Pneumatic demoulding of large plastic parts
Due to their large size and weight, traditional mechanical demolding methods often face numerous challenges, such as insufficient demolding force and the potential for deformation or damage. However, pneumatic demolding has gained widespread application in large plastic part production due to its unique advantages. Pneumatic demolding utilizes compressed air pressure to inject air between the part and the mold surface through pores located in the mold cavity or core, creating an air film that reduces friction between the part and the mold. The air pressure simultaneously ejects the part from the mold. This demolding method offers a simple structure, evenly distributed demolding force, and smooth operation, effectively preserving the appearance and dimensional accuracy of large plastic parts.
When designing a pneumatic demolding system for large plastic parts, the first step is to determine appropriate air source parameters. Compressed air pressure and flow rate are key factors influencing demolding effectiveness. Too low a pressure may not provide sufficient demolding force, making it difficult for the part to be released from the mold; too high a pressure may cause deformation or even damage during the demolding process. Generally speaking, for large plastic parts, the compressed air pressure is typically set between 0.4 and 0.8 MPa. The specific value needs to be adjusted based on the part’s material, structure, and weight. For example, for heavy parts that adhere closely to the mold surface, the pressure may need to be increased appropriately; for brittle materials or thin-walled parts, the pressure should be reduced to avoid cracking. Furthermore, the air source flow rate should ensure a sufficient air film is formed within a short period of time. A suitable air storage tank and pressure reducing valve are typically required to ensure stable air pressure.
The placement and structural design of air holes are also key components of a pneumatic demolding system. The placement of air holes should be carefully considered based on the part’s shape and demolding difficulty. They are typically located in areas with greater contact between the part and the mold, where demolding resistance is greatest, as well as at the edges or corners of the part. This ensures even distribution of air between the part and the mold. The number of air holes should be determined based on the size of the part; large parts typically require multiple air holes to ensure uniform demolding force. Furthermore, the diameter of the air holes is generally between 0.5 and 1.5 mm. A diameter too small can easily become clogged by the plastic melt, while a diameter too large can leave air marks on the part’s surface.

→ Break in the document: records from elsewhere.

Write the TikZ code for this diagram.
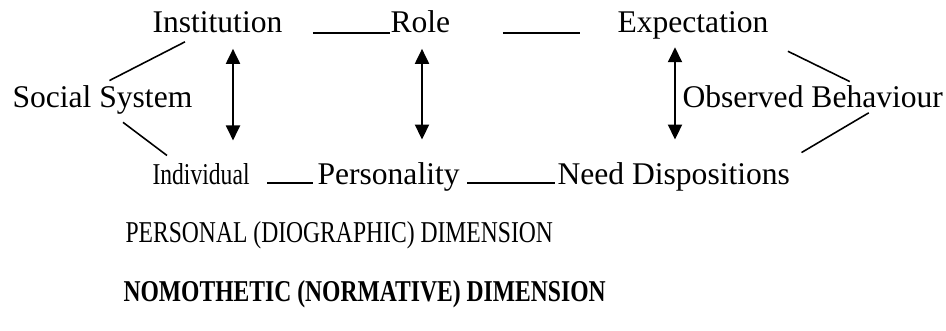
\documentclass[tikz,border=0pt]{standalone}
\usepackage{fontspec}
\setmainfont{Liberation Serif}
\newfontfamily\narrowserif[FakeStretch=0.78]{Liberation Serif}
\usetikzlibrary{arrows.meta,calc}

\begin{document}
\begin{tikzpicture}[x=0.38pt,y=-0.38pt,
  term/.style={inner sep=0pt,anchor=base west,font=\fontsize{12}{14}\selectfont},
  smallterm/.style={term,font=\narrowserif\fontsize{11.5}{13}\selectfont},
  link/.style={line width=0.6pt},
  slant/.style={line width=0.6pt},
  both/.style={{Triangle[width=5.3pt,length=5.7pt]}-{Triangle[width=5.3pt,length=5.7pt]},
               line width=0.8pt},
  dimtext/.style={term,font=\narrowserif\fontsize{11.5}{13}\selectfont}
]
\useasboundingbox (0,0) rectangle (946,331);

% Top row (nomothetic)
\node[term] (inst) at (152,33) {Institution};
\node[term] (role) at (390,33) {Role};
\node[term] (expe) at (617,33) {Expectation};

% Side labels
\node[term] (soc) at (12,108) {Social System};
\node[term] (obs) at (682,108) {Observed Behaviour};

% Bottom row (idiographic)
\node[smallterm] (indi) at (152,185) {Individual};
\node[term] (pers) at (317,185) {Personality};
\node[term] (need) at (557,185) {Need Dispositions};

% Dimension captions
\node[dimtext] (pdim) at (125,243) {PERSONAL (DIOGRAPHIC) DIMENSION};
\node[dimtext,font=\narrowserif\fontsize{11.5}{13}\selectfont\bfseries] (ndim) at (123,301)
  {NOMOTHETIC (NORMATIVE) DIMENSION};

% Horizontal links
\draw[link,shorten <=11.4pt] (inst.base east) -- (role.base west);
\draw[link,shorten <=19.8pt,shorten >=14pt] (role.base east) -- (expe.base west);
\draw[link,shorten <=6.5pt,shorten >=1.5pt] ($(indi.base east)+(0,-2)$) -- ($(pers.base west)+(0,-2)$);
\draw[link,shorten <=2.7pt,shorten >=0.8pt] ($(pers.base east)+(0,-2)$) -- ($(need.base west)+(0,-2)$);

% Slanted links
\draw[slant] ($(soc.north)+(7,-5)$) -- ($(inst.south west)+(33,8)$);
\draw[slant] ($(soc.south west)+(111,7)$) -- ($(indi.north west)+(15,-8)$);
\draw[slant] ($(expe.south east)+(19,11)$) -- ($(obs.north)+(37,-4)$);
\draw[slant] ($(need.north east)+(11,-10)$) -- ($(obs.south)+(56,4)$);

% Vertical arrows
\draw[both] ($(inst.south west)+(81,15)$) -- ($(indi.north west)+(81,-23)$);
\draw[both] ($(role.south west)+(32,15)$) -- ($(pers.north west)+(105,-23)$);
\draw[both] ($(expe.south west)+(58,7)$) -- ($(need.north west)+(118,-23)$);

\end{tikzpicture}
\end{document}
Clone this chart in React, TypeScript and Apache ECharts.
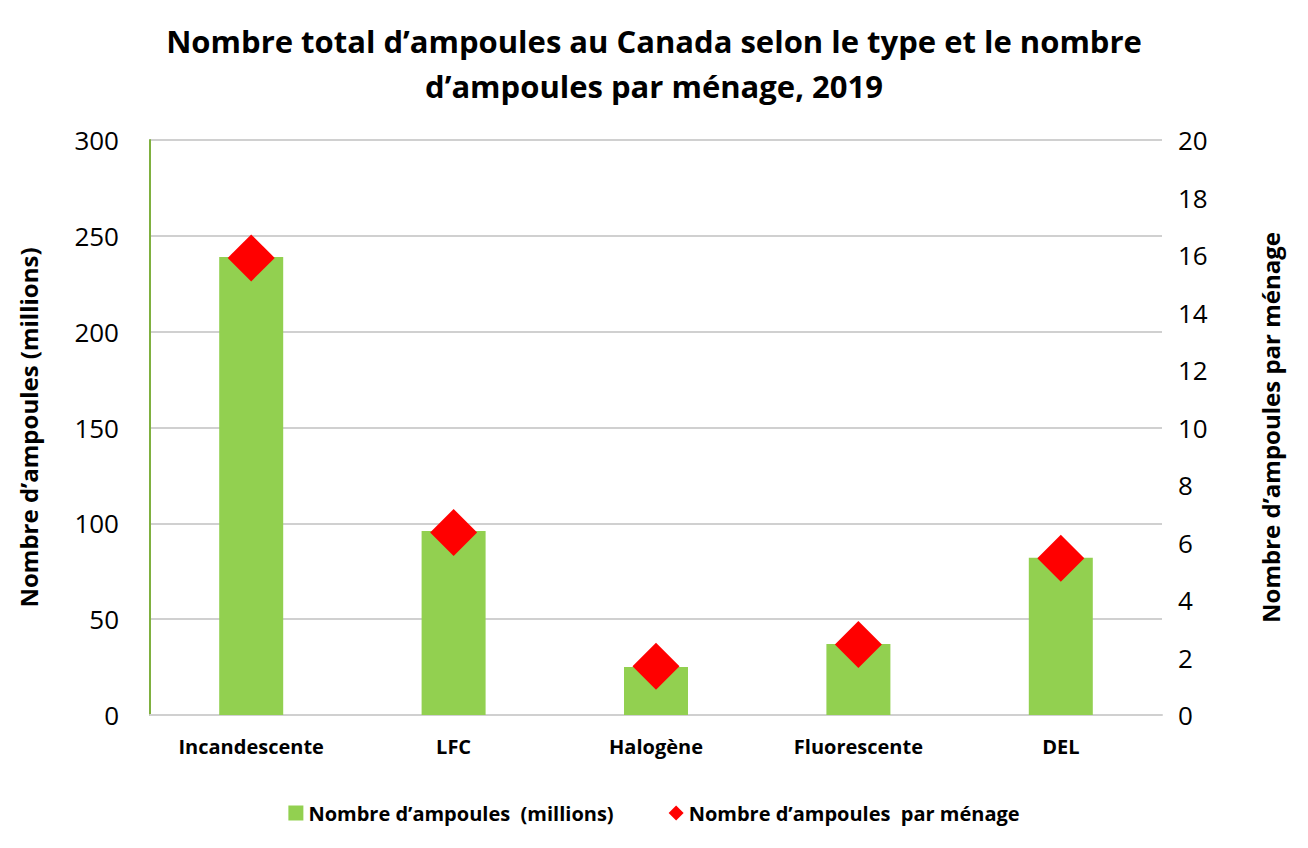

To prevent melt from clogging the air holes, a check valve or one-way valve is typically installed at the air hole entrance. This prevents melt from entering the airway during the injection molding process while allowing compressed air to flow smoothly during demolding.
The coordination of the pneumatic demolding system with other mold structures is also crucial. Mold design requires space and location for air ducts, which should be as short and straight as possible to reduce air flow resistance. Furthermore, the connection between the air ducts and the air holes should be well sealed to prevent air leakage that could lead to insufficient demolding force. Furthermore, pneumatic demolding systems are often used in conjunction with mechanical demolding mechanisms (such as ejector pins and ejector plates) to form a combined demolding method. For large plastic parts, pneumatic demolding alone may not be able to fully eject the part from the mold. In such cases, a mechanical demolding mechanism is required to assist in lifting the part to a certain height before pneumatic demolding is used to fully release it from the mold. This leverages the advantages of both demolding methods, improving demolding reliability and efficiency. For example, in the production of large automobile bumpers, a push plate is typically used to lift the bumper 5-10 mm, followed by compressed air and pneumatic demolding to fully release it from the mold, thus avoiding the deformation that could be caused by mechanical demolding alone.
In practical applications, the commissioning and maintenance of pneumatic demolding systems also require significant attention. During commissioning, the air pressure and flow rate should be gradually adjusted, and the demolding of the plastic part should be observed to ensure smooth and damage-free release from the mold. The air holes should also be checked for patency to prevent demolding failures caused by blockage. During routine maintenance, the airways and air holes should be cleaned regularly to prevent obstruction by debris such as plastic debris and oil. Connections should be inspected for tightness, and damaged seals or valves should be replaced promptly. The air supply should be purified to remove moisture and impurities to prevent corrosion or blockage. Proper commissioning and maintenance can ensure the long-term stable operation of the pneumatic demolding system, improving the production efficiency and quality of large plastic parts.